4 Apps That You Cannot Live Without

DBS iWealth – I like how DBS iWealth gives me a dashboard and overview of my entire portfolio. It’s also really convenient to queue my trades while counting towards my Multiplier Account. 

Spotify – Not just to listen to music, but also to listen to podcasts. One of my favorites is the one hosted by Reid Hoffman, called ‘Masters of Scale’. The first episode with Airbnb’s Bryan Chesky is a masterclass, and can be found here.

Xero – Xero has a great dashboard to help me track of all the funds that are going in and out of the company. (I just realise that I have a thing for dashboards haha.)

Google Drive – Ever since one of my hard disk drives got corrupted years ago, I’ve shifted all my work to the cloud. I’m glad that I can bring the office anywhere I go, as I’m usually overseas at least a third of the time. 

3 Books That Had The Biggest Impact On You

Paul Graham Essays – This isn’t a book per se, but Paul Graham from Y Combinator has a series of essays written over the years with timeless advice for startup co-founders, and is applicable for those at both the novice and expert levels. My favourite one is entitled ‘Being Relentlessly Resourceful’.

Deep Work by Cal Newport – One of the challenges of transiting from Phase 1 CEO to Phase 2 CEO is that you work less in the company, and more on the company. This involves more coaching and management, as well as using a red pen to edit and vet (as opposed to a black one to write and create). It’s easy to get sucked up in endless meetings and discussions. I like Deep Work because it outlines how I can set aside dedicated focus time to build things and get productive work done.               

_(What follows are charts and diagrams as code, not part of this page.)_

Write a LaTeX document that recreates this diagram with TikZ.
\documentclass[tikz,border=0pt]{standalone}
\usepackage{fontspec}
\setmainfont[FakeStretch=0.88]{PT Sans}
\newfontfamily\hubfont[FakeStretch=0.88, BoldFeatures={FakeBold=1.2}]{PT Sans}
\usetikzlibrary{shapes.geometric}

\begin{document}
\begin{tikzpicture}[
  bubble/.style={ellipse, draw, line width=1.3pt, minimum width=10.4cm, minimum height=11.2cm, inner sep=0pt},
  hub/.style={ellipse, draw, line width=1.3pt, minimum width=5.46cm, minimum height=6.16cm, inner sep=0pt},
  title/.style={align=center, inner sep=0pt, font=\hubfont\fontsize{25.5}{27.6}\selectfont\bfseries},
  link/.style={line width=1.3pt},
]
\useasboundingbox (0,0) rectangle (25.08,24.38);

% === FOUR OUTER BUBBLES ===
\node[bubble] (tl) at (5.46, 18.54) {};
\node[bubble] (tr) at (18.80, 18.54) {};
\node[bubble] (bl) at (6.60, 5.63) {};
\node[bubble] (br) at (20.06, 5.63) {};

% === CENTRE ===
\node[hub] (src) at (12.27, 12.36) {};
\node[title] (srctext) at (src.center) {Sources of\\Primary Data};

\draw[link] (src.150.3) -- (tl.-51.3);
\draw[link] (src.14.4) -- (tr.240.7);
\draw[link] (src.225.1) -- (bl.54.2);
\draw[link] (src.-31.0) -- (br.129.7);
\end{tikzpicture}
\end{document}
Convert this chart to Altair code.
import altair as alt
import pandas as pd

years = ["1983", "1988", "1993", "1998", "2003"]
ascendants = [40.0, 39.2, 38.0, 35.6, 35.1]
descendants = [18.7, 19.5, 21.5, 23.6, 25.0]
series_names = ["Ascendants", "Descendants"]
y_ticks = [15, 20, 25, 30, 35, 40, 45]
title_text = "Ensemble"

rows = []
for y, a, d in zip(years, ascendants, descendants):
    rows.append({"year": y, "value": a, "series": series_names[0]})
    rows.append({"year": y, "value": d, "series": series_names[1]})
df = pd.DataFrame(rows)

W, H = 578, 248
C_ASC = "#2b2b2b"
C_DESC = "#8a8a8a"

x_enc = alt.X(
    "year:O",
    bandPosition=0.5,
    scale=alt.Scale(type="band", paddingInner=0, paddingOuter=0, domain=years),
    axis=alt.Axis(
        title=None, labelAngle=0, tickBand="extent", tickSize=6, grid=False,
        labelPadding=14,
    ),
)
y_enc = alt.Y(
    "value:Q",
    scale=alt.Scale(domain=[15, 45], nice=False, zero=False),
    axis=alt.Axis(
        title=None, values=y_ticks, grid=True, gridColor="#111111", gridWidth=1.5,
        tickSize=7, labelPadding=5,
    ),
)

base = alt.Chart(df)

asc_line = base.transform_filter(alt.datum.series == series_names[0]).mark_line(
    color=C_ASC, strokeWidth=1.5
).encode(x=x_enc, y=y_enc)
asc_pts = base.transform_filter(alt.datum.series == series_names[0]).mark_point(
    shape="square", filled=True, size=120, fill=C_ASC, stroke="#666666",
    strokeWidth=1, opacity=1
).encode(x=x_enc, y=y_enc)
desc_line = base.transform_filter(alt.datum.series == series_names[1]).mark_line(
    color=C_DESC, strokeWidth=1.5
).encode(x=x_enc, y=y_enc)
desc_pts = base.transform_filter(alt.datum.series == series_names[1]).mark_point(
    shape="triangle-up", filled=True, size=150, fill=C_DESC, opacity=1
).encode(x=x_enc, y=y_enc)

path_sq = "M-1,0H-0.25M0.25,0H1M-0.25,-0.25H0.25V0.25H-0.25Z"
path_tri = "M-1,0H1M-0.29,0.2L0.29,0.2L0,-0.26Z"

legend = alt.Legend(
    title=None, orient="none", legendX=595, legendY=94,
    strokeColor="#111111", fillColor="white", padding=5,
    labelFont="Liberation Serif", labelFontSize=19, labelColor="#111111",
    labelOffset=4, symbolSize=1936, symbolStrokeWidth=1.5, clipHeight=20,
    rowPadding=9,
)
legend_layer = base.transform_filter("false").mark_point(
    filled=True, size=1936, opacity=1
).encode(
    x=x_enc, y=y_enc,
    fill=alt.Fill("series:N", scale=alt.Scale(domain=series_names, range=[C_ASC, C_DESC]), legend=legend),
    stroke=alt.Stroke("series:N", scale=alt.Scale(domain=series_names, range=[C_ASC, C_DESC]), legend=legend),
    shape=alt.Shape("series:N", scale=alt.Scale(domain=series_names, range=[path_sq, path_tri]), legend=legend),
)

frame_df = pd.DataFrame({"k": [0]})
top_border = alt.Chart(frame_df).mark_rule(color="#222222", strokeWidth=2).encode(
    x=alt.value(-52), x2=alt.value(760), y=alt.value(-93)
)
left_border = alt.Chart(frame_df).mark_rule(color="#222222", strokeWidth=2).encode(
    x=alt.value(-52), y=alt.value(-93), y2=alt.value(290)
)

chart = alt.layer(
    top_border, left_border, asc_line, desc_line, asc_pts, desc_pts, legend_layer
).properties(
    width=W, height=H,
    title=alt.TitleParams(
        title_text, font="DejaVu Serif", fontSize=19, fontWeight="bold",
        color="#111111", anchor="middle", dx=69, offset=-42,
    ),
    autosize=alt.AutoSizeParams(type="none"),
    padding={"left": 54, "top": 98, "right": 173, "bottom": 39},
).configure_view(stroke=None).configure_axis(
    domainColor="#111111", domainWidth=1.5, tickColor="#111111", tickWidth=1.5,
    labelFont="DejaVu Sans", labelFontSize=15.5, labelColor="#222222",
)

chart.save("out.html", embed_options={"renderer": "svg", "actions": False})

In the Black by Allen Bostrom – A recent recommendation by one of my investors. It’s a simple-to-read book that can be finished over the weekend, but it covers useful advice on how to move towards profitability by aligning marketing, production and accounting. I usually read paperback books, but this one is on my Kindle Reader on iPad.

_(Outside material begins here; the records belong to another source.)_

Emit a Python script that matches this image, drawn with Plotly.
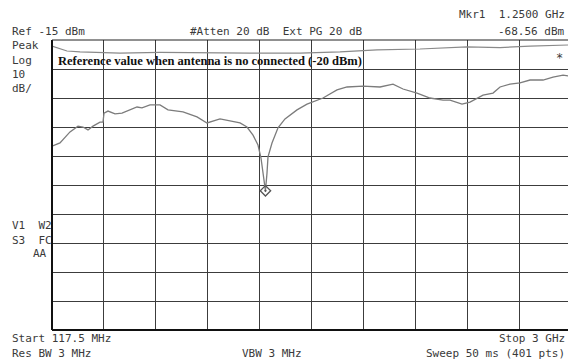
import plotly.graph_objects as go

# ---- data ----
trace_freq_mhz = [117.5, 161.9, 217.5, 261.9, 289.7, 317.4, 345.2, 384.1, 400.8, 406.3,
                  428.5, 467.4, 506.3, 550.7, 589.6, 617.4, 661.8, 717.3, 761.8, 845.1,
                  922.8, 978.4, 1011.7, 1050.6, 1161.7, 1200.5, 1233.9, 1261.6, 1278.3, 1289.4,
                  1303.0, 1311.6, 1317.2, 1339.4, 1372.8, 1411.6, 1478.3, 1533.8, 1622.7, 1700.4,
                  1756.0, 1844.8, 1939.3, 2011.5, 2067.0, 2144.8, 2217.0, 2289.2, 2328.1, 2394.8,
                  2439.2, 2511.4, 2567.0, 2605.9, 2661.4, 2717.0, 2772.5, 2844.7, 2900.3, 2955.8,
                  2983.6, 3000.0]
trace_dbm = [-51.6, -50.5, -46.7, -44.7, -45.0, -46.0, -44.7, -43.3, -43.3, -40.2,
             -39.5, -40.5, -40.2, -39.1, -38.1, -38.4, -37.4, -37.4, -39.1, -39.8,
             -41.5, -43.6, -42.9, -42.2, -43.6, -45.0, -47.8, -51.2, -55.7, -60.9,
             -67.0, -60.9, -55.3, -50.5, -45.3, -42.2, -39.1, -37.1, -35.0, -32.2,
             -31.2, -30.9, -31.2, -30.2, -31.9, -33.3, -35.0, -35.7, -35.7, -37.1,
             -36.4, -34.0, -33.3, -31.2, -30.2, -29.8, -28.8, -28.8, -27.8, -27.1,
             -27.4, -27.1]

ref_freq_mhz = [117.5, 161.9, 200.8, 273.0, 495.2, 717.3, 939.5, 1217.2, 1494.9, 1717.1,
                1922.6, 2161.4, 2422.5, 2605.9, 2772.5, 2983.6, 3000.0]
ref_dbm = [-17.1, -18.1, -18.8, -19.1, -19.5, -19.3, -19.5, -19.5, -19.5, -19.1,
           -18.4, -18.1, -17.4, -17.6, -17.1, -16.7, -16.7]

marker_freq_mhz = [1303.0]
marker_dbm = [-67.0]

start_mhz = 117.5
stop_view_mhz = 2983.4
div_mhz = 288.25
ref_level = -15
bottom_level = -115
db_per_div = 10

# ---- figure ----
W, H = 568, 362
ML, MT, MR, MB = 52, 40, 0, 32
PW, PH = W - ML - MR, H - MT - MB

fig = go.Figure()
fig.add_trace(go.Scatter(x=ref_freq_mhz, y=ref_dbm, mode="lines",
                         line=dict(color="#8a8a8a", width=1.2), hoverinfo="skip"))
fig.add_trace(go.Scatter(x=trace_freq_mhz, y=trace_dbm, mode="lines",
                         line=dict(color="#7c7c7c", width=1.3), hoverinfo="skip"))
fig.add_trace(go.Scatter(x=marker_freq_mhz, y=marker_dbm, mode="markers",
                         marker=dict(symbol="diamond-open-dot", size=8, color="#555555",
                                     line=dict(width=1.3, color="#555555")),
                         hoverinfo="skip"))


def px(x):
    return (x - ML) / PW


def py(y):
    return (MT + PH - y) / PH


MONO = "DejaVu Sans Mono"
TXT = "#3a3a3a"
labels = [
    ("Ref -15 dBm", 10, 32, "left"),
    ("#Atten 20 dB  Ext PG 20 dB", 188, 32, "left"),
    ("Mkr1  1.2500 GHz", 567, 15, "right"),
    ("-68.56 dBm", 567, 32, "right"),
    ("Peak", 10, 45, "left"),
    ("Log", 10, 60, "left"),
    ("10", 10, 74, "left"),
    ("dB/", 10, 88, "left"),
    ("V1  W2", 10, 226, "left"),
    ("S3  FC", 10, 240, "left"),
    ("AA", 49, 254, "right"),
    ("Start 117.5 MHz", 10, 338, "left"),
    ("Res BW 3 MHz", 10, 353, "left"),
    ("VBW 3 MHz", 272, 353, "center"),
    ("Stop 3 GHz", 567, 338, "right"),
    ("Sweep 50 ms (401 pts)", 567, 353, "right"),
]
for text, x, y, anchor in labels:
    fig.add_annotation(text=text, xref="paper", yref="paper", x=px(x), y=py(y),
                       xanchor=anchor, yanchor="middle", showarrow=False,
                       font=dict(family=MONO, size=11, color=TXT))

fig.add_annotation(text="<b>Reference value when antenna is no connected (-20 dBm)</b>",
                   xref="paper", yref="paper", x=px(56), y=py(61), xanchor="left",
                   yanchor="middle", showarrow=False,
                   font=dict(family="Liberation Serif", size=12.5, color="#111111"))
fig.add_annotation(text="*", xref="paper", yref="paper", x=px(559), y=py(58),
                   xanchor="center", yanchor="middle", showarrow=False,
                   font=dict(family=MONO, size=12, color=TXT))

# frame: left, bottom, top
fig.add_shape(type="line", xref="paper", yref="paper", x0=0, x1=0, y0=0, y1=1,
              line=dict(color="#111111", width=2))
fig.add_shape(type="line", xref="paper", yref="paper", x0=0, x1=1, y0=0, y1=0,
              line=dict(color="#111111", width=2))
fig.add_shape(type="line", xref="paper", yref="paper", x0=0, x1=1, y0=1, y1=1,
              line=dict(color="#222222", width=1))

fig.update_xaxes(range=[start_mhz, stop_view_mhz], tick0=start_mhz, dtick=div_mhz,
                 showgrid=True, gridcolor="#3c3c3c", gridwidth=1, zeroline=False,
                 showticklabels=False, ticks="", showline=False)
fig.update_yaxes(range=[bottom_level, ref_level], tick0=bottom_level, dtick=db_per_div,
                 showgrid=True, gridcolor="#3c3c3c", gridwidth=1, zeroline=False,
                 showticklabels=False, ticks="", showline=False)

fig.update_layout(width=W, height=H, margin=dict(l=ML, r=MR, t=MT, b=MB),
                  paper_bgcolor="white", plot_bgcolor="white", showlegend=False)

fig.write_html("out.html")
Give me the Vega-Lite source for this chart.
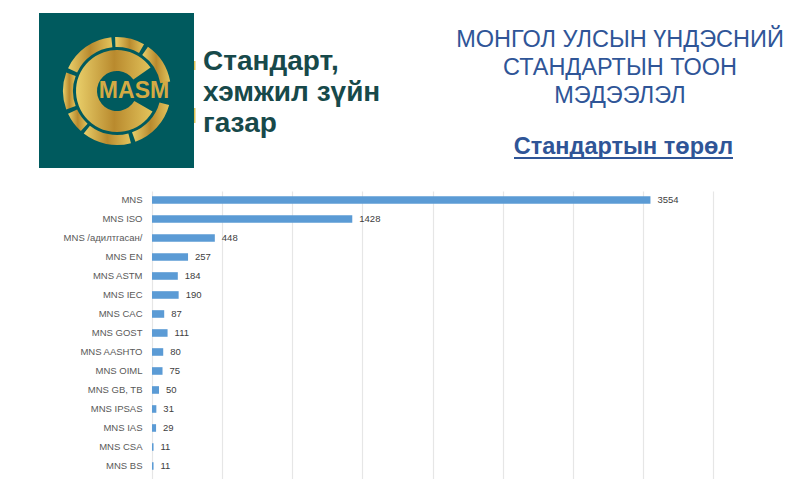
{
"$schema":"https://vega.github.io/schema/vega-lite/v6.json",
"padding":0,
"background":"white",
"spacing":1,
"config":{"view":{"stroke":null},"font":"Liberation Sans"},
"vconcat":[
{
"width":648,"height":190,
"encoding":{
"x":{"field":"x","type":"quantitative","axis":null,"scale":{"domain":[152,800],"nice":false,"zero":false}},
"y":{"field":"y","type":"quantitative","axis":null,"scale":{"domain":[190,0],"nice":false,"zero":false}}
},
"layer":[
{"data":{"values":[{"x":39,"x2":194,"y":13,"y2":168}]},
 "mark":{"type":"rect","color":"#005a5e"},
 "encoding":{"x2":{"field":"x2"},"y2":{"field":"y2"}}},
{"data":{"values":[{"x":194,"x2":195.5,"y":61,"y2":70},{"x":194,"x2":195.5,"y":108,"y2":123}]},
 "mark":{"type":"rect","color":"#e3c45c"},
 "encoding":{"x2":{"field":"x2"},"y2":{"field":"y2"}}},
{"data":{"values":[
{"x":117,"y":91,"a":-0.035,"b":0.524,"r":44,"r2":54},
{"x":117,"y":91,"a":0.611,"b":1.396,"r":44,"r2":54},
{"x":117,"y":91,"a":1.833,"b":2.793,"r":44,"r2":54},
{"x":117,"y":91,"a":2.880,"b":3.805,"r":44,"r2":54},
{"x":117,"y":91,"a":3.875,"b":4.276,"r":44,"r2":54},
{"x":117,"y":91,"a":4.363,"b":5.061,"r":44,"r2":54},
{"x":117,"y":91,"a":5.149,"b":6.178,"r":44,"r2":54},
{"x":117,"y":91,"a":2.094,"b":7.243,"r":20,"r2":41}
]},
 "mark":{"type":"arc","color":{"gradient":"linear","x1":0,"y1":0,"x2":1,"y2":0,"stops":[{"offset":0,"color":"#e9cf6a"},{"offset":0.5,"color":"#b98a2e"},{"offset":1,"color":"#e3c45c"}]}},
 "encoding":{
  "theta":{"field":"a","type":"quantitative","scale":null,"stack":null},
  "theta2":{"field":"b"},
  "radius":{"field":"r","type":"quantitative","scale":null},
  "radius2":{"field":"r2"}
 }},
{"data":{"values":[{"x":134,"y":91,"t":"MASM"}]},
 "mark":{"type":"text","fontSize":23,"fontWeight":"bold","color":"#d4aa44","align":"center","baseline":"middle"},
 "encoding":{"text":{"field":"t"}}},
{"data":{"values":[{"x":203,"y":62,"t":"Стандарт,"},{"x":203,"y":93,"t":"хэмжил зүйн"},{"x":203,"y":124,"t":"газар"}]},
 "mark":{"type":"text","fontSize":28,"fontWeight":"bold","color":"#17494a","align":"left","baseline":"middle"},
 "encoding":{"text":{"field":"t"}}},
{"data":{"values":[{"x":620,"y":40,"t":"МОНГОЛ УЛСЫН ҮНДЭСНИЙ"},{"x":620,"y":68,"t":"СТАНДАРТЫН ТООН"},{"x":620,"y":96,"t":"МЭДЭЭЛЭЛ"}]},
 "mark":{"type":"text","fontSize":23.5,"color":"#2f5597","align":"center","baseline":"middle"},
 "encoding":{"text":{"field":"t"}}},
{"data":{"values":[{"x":623.5,"y":147,"t":"Стандартын төрөл"}]},
 "mark":{"type":"text","fontSize":23.5,"fontWeight":"bold","color":"#2f5597","align":"center","baseline":"middle"},
 "encoding":{"text":{"field":"t"}}},
{"data":{"values":[{"x":514,"x2":733,"y":158}]},
 "mark":{"type":"rule","color":"#2f5597","strokeWidth":2},
 "encoding":{"x2":{"field":"x2"}}}
]
},
{
"width":561,"height":288,
"data":{"values":[
{"name":"MNS","value":3554},
{"name":"MNS ISO","value":1428},
{"name":"MNS /адилтгасан/","value":448},
{"name":"MNS EN","value":257},
{"name":"MNS ASTM","value":184},
{"name":"MNS IEC","value":190},
{"name":"MNS CAC","value":87},
{"name":"MNS GOST","value":111},
{"name":"MNS AASHTO","value":80},
{"name":"MNS OIML","value":75},
{"name":"MNS GB, TB","value":50},
{"name":"MNS IPSAS","value":31},
{"name":"MNS IAS","value":29},
{"name":"MNS CSA","value":11},
{"name":"MNS BS","value":11}
]},
"encoding":{
"y":{"field":"name","type":"nominal","sort":null,"title":null,
 "scale":{"paddingInner":0.6,"paddingOuter":0.379,"align":0.36},
 "axis":{"domain":false,"ticks":false,"labelFontSize":9.5,"labelColor":"#595959","labelPadding":10,"minExtent":152,"maxExtent":152,"labelLimit":140}},
"x":{"field":"value","type":"quantitative","title":null,
 "scale":{"domain":[0,4000],"nice":false},
 "axis":{"values":[0,500,1000,1500,2000,2500,3000,3500,4000],"domain":false,"ticks":false,"labels":false,"grid":true,"gridColor":"#e6e6e6","gridWidth":1.2}}
},
"layer":[
{"mark":{"type":"bar","color":"#5b9bd5"}},
{"mark":{"type":"text","align":"left","baseline":"middle","dx":7,"fontSize":9.5,"color":"#404040"},
 "encoding":{"text":{"field":"value","type":"quantitative","format":"d"}}}
]
}
]
}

2 Entrepreneurs You Look Up To 

Ho Kwon Ping – I admire Mr Ho for his ability build a successful business whilst being active in civil society and philanthropy. Mr Ho leads initiatives in various domains, including education and sustainability. I’m glad I got the chance to watch him moderate high-level panels with other business leaders and politicians during the Singapore Summit organised by Temasek. 

Elon Musk – I don’t agree with everything that Elon has said, but I do admire his ability to execute on his ideas and vision extremely well. He has picked some of the most complex and difficult problems that humanity is facing, and I admire how singularly focused he is in aligning his entire team. As he himself puts it, it is rocket science. 

1 Piece Of Advice For Budding Entrepreneurs 

Pick up an ASEAN language. It’s going to be really useful as we see the rise of Southeast Asia over the next few years.